The bug was one character. The review had four approvers, counting me. The test suite was green. And for about three weeks, every paginated export quietly dropped exactly one record per page, which on a hundred-row page is a one percent error and on a finance report is a very awkward conversation.
I want to write this one down properly, not because off-by-ones are interesting (they are the oldest joke in the trade) but because of how thoroughly it got past us. Four people read this code with intent to find faults. It had tests. It still shipped. That is the part worth understanding.
the code
The function paginated a result set for export. Take a page number and a page size, slice the right window out of the data. Here is the shape of it, lightly anonymised:
func pageSlice(rows []Record, page, size int) []Record {
start := page * size
end := start + size
if end > len(rows) {
end = len(rows)
}
if start >= len(rows) {
return nil
}
return rows[start:end]
}
Look at it. It is fine. It is, in fact, correct. The off-by-one was not here, which is exactly why it survived. We all stared at this function, the obvious suspect, nodded, and moved on. The bug was one layer up, in the caller that decided how many pages there were.
// the actual culprit
totalPages := len(rows) / pageSize // integer division, no rounding up
for page := 0; page < totalPages; page++ {
export(pageSlice(rows, page, pageSize))
}
With 250 rows and a page size of 100, totalPages is 2. Pages 0 and 1 export rows 0–199. Rows 200–249 are simply never asked for. The slice function would have handed them over perfectly happily; nobody ever called it for page 2. The data wasn't corrupted, it wasn't logged as an error, it just quietly wasn't there.
why the tests were green
Here is the genuinely uncomfortable bit. There were tests. They tested pageSlice thoroughly, with empty inputs, single rows, exact multiples, the lot. And they tested the export loop, but the fixture had 200 rows and a page size of 100. Two hundred divides by a hundred exactly. There was no remainder, so there was no missing final page, so the bug was structurally invisible to the test.
We had tested the part that worked and chosen, by accident, the one input that hid the part that didn't. The data that triggers an off-by-one is the data that doesn't divide evenly, and our fixture divided evenly because round numbers feel tidy and a human picked it.
why four reviewers missed it
I have thought about this more than is healthy. A few reasons, none flattering.
- We all looked at the same suspect. The slicing function looks like where a pagination bug would live, so attention pooled there. The arithmetic in the caller looked like setup, like glue, like the boring bit, and boring code does not get read, it gets skimmed.
- Integer division doesn't look like a bug.
len(rows) / pageSizereads as plain English: the number of pages.
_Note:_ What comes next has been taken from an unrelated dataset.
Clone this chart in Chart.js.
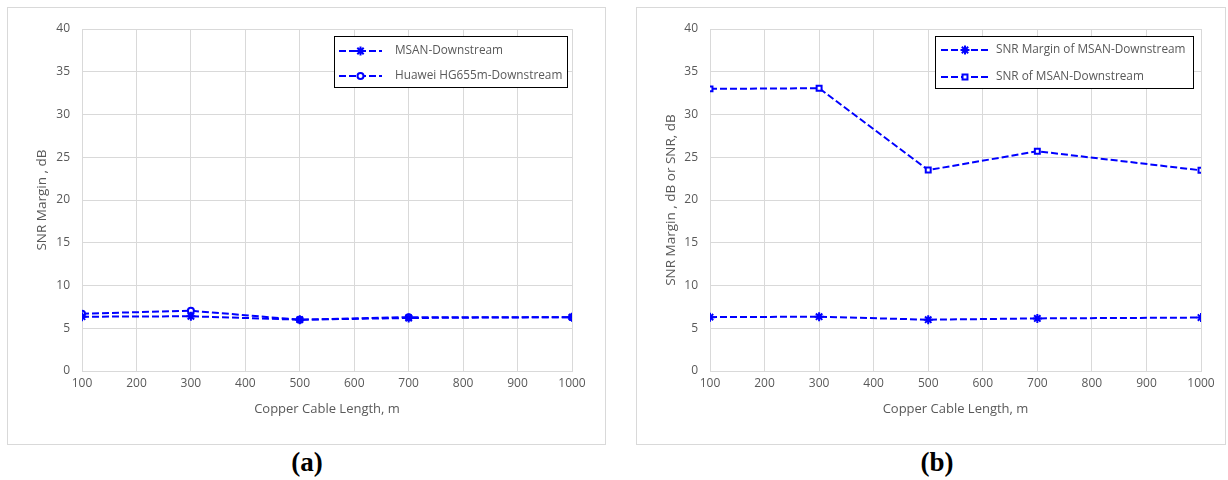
<!DOCTYPE html>
<html>
<head>
<meta charset="utf-8">
<script src="https://cdn.jsdelivr.net/npm/chart.js@4/dist/chart.umd.min.js"></script>
<style>
  html, body { margin:0; padding:0; background:#fff; width:1228px; height:480px; overflow:hidden; }
  .panel { position:absolute; border:1px solid #d9d9d9; box-sizing:border-box; background:#fff; }
  .cap { position:absolute; font-family:"Liberation Serif", "DejaVu Serif", serif; font-weight:bold; font-size:27px; color:#000; transform:translateX(-50%); }
</style>
</head>
<body>
<div class="panel" style="left:7px;top:7px;width:599px;height:438px;"><canvas id="ca"></canvas></div>
<div class="panel" style="left:636px;top:7px;width:590px;height:438px;"><canvas id="cb"></canvas></div>
<div class="cap" style="left:307px;top:447px;">(a)</div>
<div class="cap" style="left:937px;top:447px;">(b)</div>
<script>
// ---- data ----
const lengths = [100, 300, 500, 700, 1000];
const msanMarginA = [6.35, 6.4, 6.0, 6.2, 6.3];
const huaweiMarginA = [6.7, 7.05, 6.0, 6.3, 6.3];
const msanMarginB = [6.3, 6.35, 6.0, 6.15, 6.25];
const msanSnrB = [33.0, 33.07, 23.5, 25.7, 23.47];
const yTicks = [0, 5, 10, 15, 20, 25, 30, 35, 40];
const xTicks = [100, 200, 300, 400, 500, 600, 700, 800, 900, 1000];

const FONT = '"Open Sans", "Noto Sans", sans-serif';
const GRAY = '#595959';
const GRID = '#d9d9d9';
const BLUE = '#0000ff';

function pts(ys) { return lengths.map((x, i) => ({x: x, y: ys[i]})); }

const legendBox = {
  id: 'legendBox',
  afterDraw(chart, args, opts) {
    const ctx = chart.ctx;
    const b = opts.box;
    ctx.save();
    ctx.fillStyle = '#fff';
    ctx.fillRect(b.x, b.y, b.w, b.h);
    ctx.strokeStyle = '#000';
    ctx.lineWidth = 1;
    ctx.strokeRect(b.x + 0.5, b.y + 0.5, b.w, b.h);
    chart.data.datasets.forEach((ds, i) => {
      const y = b.y + opts.rows[i];
      ctx.strokeStyle = BLUE;
      ctx.lineWidth = 2;
      ctx.setLineDash(ds.borderDash);
      ctx.beginPath();
      ctx.moveTo(b.x + opts.lx0, y);
      ctx.lineTo(b.x + opts.lx1, y);
      ctx.stroke();
      ctx.setLineDash([]);
      ctx.fillStyle = ds.pointBackgroundColor;
      ctx.strokeStyle = BLUE;
      ctx.lineWidth = ds.pointBorderWidth;
      Chart.helpers.drawPoint(ctx, {
        pointStyle: ds.pointStyle, radius: ds.pointRadius, borderWidth: ds.pointBorderWidth, rotation: 0
      }, b.x + (opts.lx0 + opts.lx1) / 2, y);
      ctx.fillStyle = GRAY;
      ctx.font = '11.8px ' + FONT;
      ctx.textBaseline = 'middle';
      ctx.textAlign = 'left';
      ctx.fillText(ds.label, b.x + opts.tx, y);
    });
    ctx.restore();
  }
};

function ds(label, ys, style, r, fill) {
  return {
    label: label, data: pts(ys),
    borderColor: BLUE, backgroundColor: fill, borderWidth: 2, borderDash: [7, 3],
    pointStyle: style, pointRadius: r, pointHoverRadius: r,
    pointBorderColor: BLUE, pointBackgroundColor: fill, pointBorderWidth: 2,
    tension: 0, fill: false
  };
}

function makeOptions(yTitle, padRight, yWidth, legendOpts) {
  return {
    responsive: false, animation: false, devicePixelRatio: 1,
    layout: { padding: { top: 21, right: padRight, bottom: 27, left: 0 } },
    plugins: { legend: { display: false }, tooltip: { enabled: false }, legendBox: legendOpts },
    scales: {
      x: {
        type: 'linear', min: 100, max: 1000,
        afterBuildTicks: (s) => { s.ticks = xTicks.map(v => ({value: v})); },
        grid: { color: GRID, drawTicks: false, lineWidth: 1 },
        border: { color: GRID },
        ticks: { color: GRAY, font: { family: FONT, size: 12 }, padding: 5, maxRotation: 0, callback: (v) => String(v) },
        title: { display: true, text: 'Copper Cable Length, m', color: GRAY, font: { family: FONT, size: 13 }, padding: { top: 6, bottom: 0 } },
        afterFit: (s) => { s.height = 46; }
      },
      y: {
        type: 'linear', min: 0, max: 40,
        afterBuildTicks: (s) => { s.ticks = yTicks.map(v => ({value: v})); },
        grid: { color: GRID, drawTicks: false, lineWidth: 1 },
        border: { color: GRID },
        ticks: { color: GRAY, font: { family: FONT, size: 12 }, padding: 12 },
        title: { display: true, text: yTitle, color: GRAY, font: { family: FONT, size: 13.5 }, padding: { top: 26, bottom: 4 } },
        afterFit: (s) => { s.width = yWidth; }
      }
    }
  };
}

function setup(id, w, h) {
  const c = document.getElementById(id);
  c.width = w; c.height = h;
  c.style.width = w + 'px'; c.style.height = h + 'px';
  return c;
}

new Chart(setup('ca', 597, 436), {
  type: 'line',
  data: { datasets: [
    ds('MSAN-Downstream', msanMarginA, 'star', 4.5, BLUE),
    ds('Huawei HG655m-Downstream', huaweiMarginA, 'circle', 3, '#fff')
  ] },
  options: makeOptions('SNR Margin , dB', 33, 74, { box: {x: 326, y: 28, w: 233, h: 51}, rows: [15, 40], lx0: 5, lx1: 48, tx: 61 }),
  plugins: [legendBox]
});

new Chart(setup('cb', 588, 436), {
  type: 'line',
  data: { datasets: [
    ds('SNR Margin of MSAN-Downstream', msanMarginB, 'star', 4.5, BLUE),
    ds('SNR of MSAN-Downstream', msanSnrB, 'rect', 3.5, '#fff')
  ] },
  options: makeOptions('SNR Margin , dB or SNR, dB', 24, 73, { box: {x: 298, y: 28, w: 258, h: 52}, rows: [14, 41], lx0: 6, lx1: 54, tx: 61 }),
  plugins: [legendBox]
});
</script>
</body>
</html>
The trap is that it silently rounds down, and rounding down is exactly wrong for "how many pages do I need". You want a ceiling, not a floor. But nothing on the line warns you; it is correct-looking code that does the wrong thing. - Approval is contagious. By the time the third reviewer arrived, two people had approved. I would love to say that didn't soften my attention. It did.
the fix and the lesson
The fix is the standard ceiling-division idiom, with a comment so the next person doesn't "simplify" it back:
// ceiling division: we need a final page for the remainder
totalPages := (len(rows) + pageSize - 1) / pageSize
The deeper fix was the test. The new fixture has 250 rows against a page size of 100, deliberately not a clean multiple, and asserts that the last partial page comes through with all fifty of its rows. A test that only uses round numbers is testing the easy half of the problem.
What I took away is less about off-by-ones and more about review. We are good at scrutinising the code that looks dangerous and we wave through the code that looks like plumbing, and bugs know this, so they live in the plumbing. The arithmetic that decides how many times a loop runs deserves at least as much suspicion as the body of the loop. And if a fixture's numbers are suspiciously tidy, that tidiness is doing you a quiet disservice. One percent of a finance report is the kind of small wrong that nobody notices for three weeks and everybody remembers afterwards.